> _Data block_
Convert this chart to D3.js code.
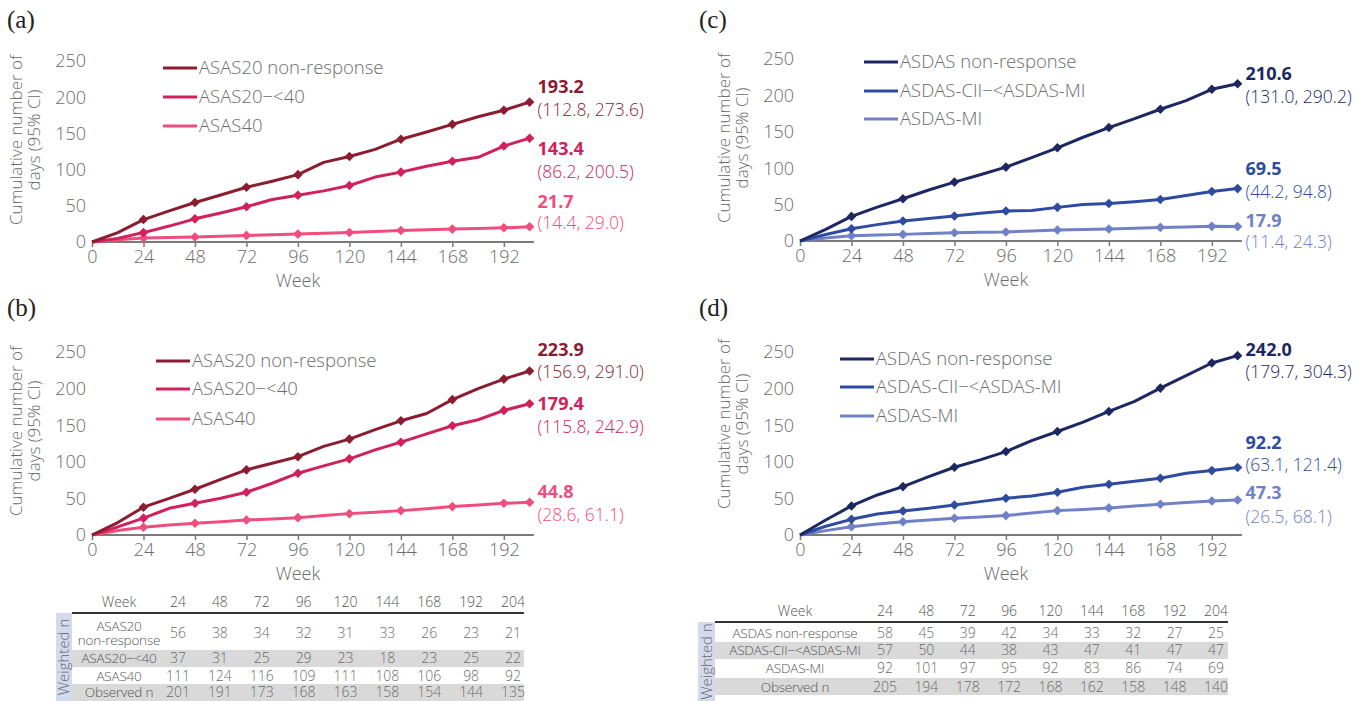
<!DOCTYPE html>
<html lang="en">
<head>
<meta charset="utf-8">
<title>Cumulative number of days</title>
<script src="https://cdn.jsdelivr.net/npm/d3@7"></script>
<style>
  body { margin: 0; background: #fff; }
  text { font-family: "Open Sans", sans-serif; font-weight: 300; fill: #6b6b6b; }
</style>
</head>
<body>
<svg id="chart" width="1371" height="701"></svg>
<script>
// ---- data ----
const weeks = [0, 12, 24, 36, 48, 60, 72, 84, 96, 108, 120, 132, 144, 156, 168, 180, 192, 204];
const markerWeeks = [24, 48, 72, 96, 120, 144, 168, 192, 204];
const xTicks = [0, 24, 48, 72, 96, 120, 144, 168, 192];
const yTicks = [0, 50, 100, 150, 200, 250];

const asasNames = ["ASAS20 non-response", "ASAS20\u2212<40", "ASAS40"];
const asdasNames = ["ASDAS non-response", "ASDAS-CII\u2212<ASDAS-MI", "ASDAS-MI"];

// panel (a)
const aNonResp = [0, 13, 31, 43, 54.6, 65, 75.6, 84, 93, 110, 118, 128, 142, 152, 162.5, 173, 182, 193.2];
const aMid     = [0, 5, 13, 22, 32, 40, 48.7, 58.7, 64.7, 70.6, 78, 89.7, 96.5, 104.7, 111.6, 117, 132.5, 143.4];
const aHigh    = [0, 3, 5.5, 6.2, 6.8, 8, 9.1, 10, 10.9, 12, 13.2, 14.5, 15.9, 16.8, 17.8, 18.7, 19.6, 21];
const aEst = ["193.2", "143.4", "21.7"];
const aCI  = ["(112.8, 273.6)", "(86.2, 200.5)", "(14.4, 29.0)"];

// panel (b)
const bNonResp = [0, 17, 38, 50, 62.5, 76, 89, 98, 107, 121, 131, 144, 156, 166, 185, 200, 213, 224];
const bMid     = [0, 11, 23, 36.5, 43.3, 50.2, 58.4, 70.7, 84.4, 94.4, 104, 116.3, 126.8, 138.2, 149.2, 157.4, 170.2, 179.4];
const bHigh    = [0, 6, 10.5, 13.5, 16, 18, 20.5, 22, 23.7, 26.5, 29.2, 31, 33.3, 36, 38.8, 41, 43.3, 44.8];
const bEst = ["223.9", "179.4", "44.8"];
const bCI  = ["(156.9, 291.0)", "(115.8, 242.9)", "(28.6, 61.1)"];

// panel (c)
const cNonResp = [0, 16, 33.8, 46.5, 58, 70, 80.9, 91, 101.5, 114.5, 128, 142.5, 155.8, 168, 181, 192.9, 208.4, 216];
const cMid     = [0, 9, 16.9, 22.5, 27.4, 31, 34.3, 38, 41.1, 42, 46.2, 50, 51.6, 54, 57.1, 62.5, 68.1, 72];
const cHigh    = [0, 4, 7.3, 8.3, 9.1, 10.2, 11.4, 12, 12.3, 13.8, 15.1, 15.8, 16.5, 17.6, 18.7, 19.4, 20.1, 20];
const cEst = ["210.6", "69.5", "17.9"];
const cCI  = ["(131.0, 290.2)", "(44.2, 94.8)", "(11.4, 24.3)"];

// panel (d)
const dNonResp = [0, 20.5, 39.7, 54.7, 66.1, 79.8, 92.6, 102.6, 114, 129, 141.4, 154.2, 168.8, 182.5, 200.7, 217.6, 235, 245];
const dMid     = [0, 12, 21.4, 28.7, 32.8, 36.5, 41, 45.6, 50.2, 53.4, 58.4, 65.2, 69.3, 73.4, 77.6, 84.4, 88, 92.2];
const dHigh    = [0, 6, 11.4, 15, 18.2, 20.5, 22.8, 24.5, 26.5, 30, 33.3, 35, 37, 39.5, 42, 44.5, 46.5, 47.9];
const dEst = ["242.0", "92.2", "47.3"];
const dCI  = ["(179.7, 304.3)", "(63.1, 121.4)", "(26.5, 68.1)"];

// tables
const tableWeeks = [24, 48, 72, 96, 120, 144, 168, 192, 204];
const asasRowLabels = [["ASAS20", "non-response"], ["ASAS20\u2212<40"], ["ASAS40"], ["Observed n"]];
const asasN = [
  [56, 38, 34, 32, 31, 33, 26, 23, 21],
  [37, 31, 25, 29, 23, 18, 23, 25, 22],
  [111, 124, 116, 109, 111, 108, 106, 98, 92],
  [201, 191, 173, 168, 163, 158, 154, 144, 135]
];
const asdasRowLabels = [["ASDAS non-response"], ["ASDAS-CII\u2212<ASDAS-MI"], ["ASDAS-MI"], ["Observed n"]];
const asdasN = [
  [58, 45, 39, 42, 34, 33, 32, 27, 25],
  [57, 50, 44, 38, 43, 47, 41, 47, 47],
  [92, 101, 97, 95, 92, 83, 86, 74, 69],
  [205, 194, 178, 172, 168, 162, 158, 148, 140]
];

// ---- styling ----
const redColors = ["#8c1c2f", "#d2205a", "#ef4e7c"];
const blueColors = ["#1d2862", "#2f4b9f", "#7181c8"];

const svg = d3.select("#chart");

function drawPanel(p) {
  const x = d3.scaleLinear().domain([0, 204]).range([p.x0, p.x0 + 204 * 2.145]);
  const y = d3.scaleLinear().domain([0, 250]).range([p.y0, p.yTop]);
  const g = svg.append("g");

  g.append("text")
    .attr("x", p.tagX).attr("y", p.tagY)
    .style("font-family", "'Liberation Serif', 'DejaVu Serif', serif")
    .style("font-weight", "400")
    .style("font-size", "25px").style("fill", "#222")
    .text(p.tag);

  // y title
  const ty = g.append("text")
    .attr("transform", "translate(" + p.titleX + "," + p.titleY + ") rotate(-90)")
    .attr("text-anchor", "middle")
    .style("font-size", "17px");
  ty.append("tspan").attr("x", 0).attr("dy", "0").text("Cumulative number of");
  ty.append("tspan").attr("x", 0).attr("dy", "18").text("days (95% CI)");

  // y tick labels (no axis line)
  g.selectAll(".ytick").data(yTicks).enter().append("text")
    .attr("x", p.x0 - 6).attr("y", d => y(d))
    .attr("dy", "0.35em").attr("text-anchor", "end")
    .style("font-size", "18px")
    .text(d => d);

  // x axis
  const xa = g.append("g")
    .attr("transform", "translate(0," + p.y0 + ")")
    .call(d3.axisBottom(x).tickValues(xTicks).tickSize(5).tickPadding(3).tickSizeOuter(0));
  xa.select(".domain").attr("stroke", "#7a7a7a").attr("stroke-width", 2.2)
    .attr("d", "M" + p.x0 + ",0H" + (x(206)));
  xa.selectAll(".tick line").attr("stroke", "#7a7a7a").attr("stroke-width", 1.5);
  xa.selectAll(".tick text").style("font-size", "18px")
    .style("font-family", "'Open Sans', sans-serif").style("font-weight", "300")
    .attr("fill", "#6b6b6b");

  g.append("text")
    .attr("x", x(96)).attr("y", p.y0 + 39)
    .attr("dy", "0.35em")
    .attr("text-anchor", "middle")
    .style("font-size", "18px")
    .text("Week");

  const line = d3.line().x(d => x(d.w)).y(d => y(d.v));
  const sym = d3.symbol().type(d3.symbolSquare).size(46);

  // draw light series first
  [2, 1, 0].forEach(i => {
    const pts = weeks.map((w, k) => ({ w: w, v: p.series[i][k] }));
    g.append("path").datum(pts)
      .attr("fill", "none").attr("stroke", p.colors[i])
      .attr("stroke-width", 3).attr("stroke-linejoin", "round")
      .attr("d", line);
    g.selectAll(".m" + i).data(pts.filter(d => markerWeeks.includes(d.w))).enter()
      .append("path")
      .attr("d", sym)
      .attr("transform", d => "translate(" + x(d.w) + "," + y(d.v) + ") rotate(45)")
      .attr("fill", p.colors[i]);
  });

  // legend
  p.names.forEach((n, i) => {
    g.append("line")
      .attr("x1", p.legX).attr("x2", p.legX + 34)
      .attr("y1", p.legY[i]).attr("y2", p.legY[i])
      .attr("stroke", p.colors[i]).attr("stroke-width", 3);
    g.append("text")
      .attr("x", p.legX + 36).attr("y", p.legY[i])
      .attr("dy", "0.35em")
      .style("font-size", "18.5px")
      .text(n);
  });

  // end labels
  p.est.forEach((e, i) => {
    g.append("text")
      .attr("x", x(204) + 8).attr("y", p.labY[i][0])
      .attr("dy", "0.35em")
      .style("font-size", "18px").style("font-weight", "700")
      .style("fill", p.colors[i])
      .text(e);
    g.append("text")
      .attr("x", x(204) + 8).attr("y", p.labY[i][1])
      .attr("dy", "0.35em")
      .style("font-size", "17.5px")
      .style("fill", p.colors[i])
      .text(p.ci[i]);
  });
}

drawPanel({ tag: "(a)", tagX: 7, tagY: 28, x0: 92, y0: 242, yTop: 61, titleX: 22, titleY: 140,
  series: [aNonResp, aMid, aHigh], colors: redColors, names: asasNames,
  legX: 163, legY: [68, 97, 126], est: aEst, ci: aCI,
  labY: [[87, 110], [149, 172], [202, 223]] });
drawPanel({ tag: "(b)", tagX: 7, tagY: 316, x0: 92, y0: 535, yTop: 352, titleX: 22, titleY: 431,
  series: [bNonResp, bMid, bHigh], colors: redColors, names: asasNames,
  legX: 156, legY: [361, 389, 419], est: bEst, ci: bCI,
  labY: [[350, 372], [404, 427], [492, 515]] });
drawPanel({ tag: "(c)", tagX: 699, tagY: 28, x0: 800, y0: 241, yTop: 59, titleX: 730, titleY: 138,
  series: [cNonResp, cMid, cHigh], colors: blueColors, names: asdasNames,
  legX: 864, legY: [62, 91, 119], est: cEst, ci: cCI,
  labY: [[74, 97], [169, 192], [221, 242]] });
drawPanel({ tag: "(d)", tagX: 699, tagY: 316, x0: 800, y0: 535, yTop: 352, titleX: 730, titleY: 424,
  series: [dNonResp, dMid, dHigh], colors: blueColors, names: asdasNames,
  legX: 840, legY: [359, 387, 416], est: dEst, ci: dCI,
  labY: [[350, 372], [443, 465], [493, 517]] });

function drawTable(t) {
  const g = svg.append("g");
  const col = d3.scalePoint().domain(tableWeeks).range([t.col0, t.col1]);

  // gray stripes
  t.gray.forEach(r => {
    g.append("rect").attr("x", t.left).attr("y", r[0])
      .attr("width", t.right - t.left).attr("height", r[1] - r[0])
      .attr("fill", "#d9d9d9");
  });
  // weighted n band
  g.append("rect").attr("x", t.band[0]).attr("y", t.lineY)
    .attr("width", t.band[1] - t.band[0]).attr("height", 701 - t.lineY)
    .attr("fill", "#d3daee");
  g.append("text")
    .attr("transform", "translate(" + ((t.band[0] + t.band[1]) / 2) + "," + ((t.lineY + 701) / 2) + ") rotate(-90)")
    .attr("text-anchor", "middle").attr("dy", "0.35em")
    .style("font-size", "15px")
    .text("Weighted n");

  g.append("line").attr("x1", t.left).attr("x2", t.right)
    .attr("y1", t.lineY).attr("y2", t.lineY)
    .attr("stroke", "#333").attr("stroke-width", 1.8);

  g.append("text").attr("x", t.labelX).attr("y", t.headY).attr("dy", "0.35em")
    .attr("text-anchor", "middle").style("font-size", "14px").style("fill", "#555").text("Week");
  g.selectAll(".hd").data(tableWeeks).enter().append("text")
    .attr("x", d => col(d)).attr("y", t.headY).attr("dy", "0.35em")
    .attr("text-anchor", "middle").style("font-size", "14px").style("fill", "#555")
    .text(d => d);

  t.labels.forEach((lab, r) => {
    lab.forEach((s, k) => {
      g.append("text").attr("x", t.labelX)
        .attr("y", t.rowY[r] + (lab.length > 1 ? (k - 0.5) * 14 : 0))
        .attr("dy", "0.35em").attr("text-anchor", "middle")
        .style("font-size", "13.5px").style("fill", "#555")
        .style("letter-spacing", "-0.2px")
        .text(s);
    });
    g.selectAll(".v" + r).data(t.values[r]).enter().append("text")
      .attr("x", (d, i) => col(tableWeeks[i])).attr("y", t.rowY[r])
      .attr("dy", "0.35em").attr("text-anchor", "middle")
      .style("font-size", "14px").style("fill", "#6b6b6b")
      .text(d => d);
  });
}

drawTable({ left: 72, right: 524, band: [56, 72], lineY: 613, headY: 602,
  labelX: 119, col0: 178, col1: 513,
  rowY: [633, 658, 676, 692], gray: [[650, 667], [684, 701]],
  labels: asasRowLabels, values: asasN });
drawTable({ left: 715, right: 1228, band: [698, 715], lineY: 622, headY: 611,
  labelX: 795, col0: 885, col1: 1216,
  rowY: [633, 650, 668, 687], gray: [[642, 659], [678, 695]],
  labels: asdasRowLabels, values: asdasN });
</script>
</body>
</html>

> _What is expected_
Reply with one number only, the count of lines above that hold the string "chart".

> _Reply to the task_
3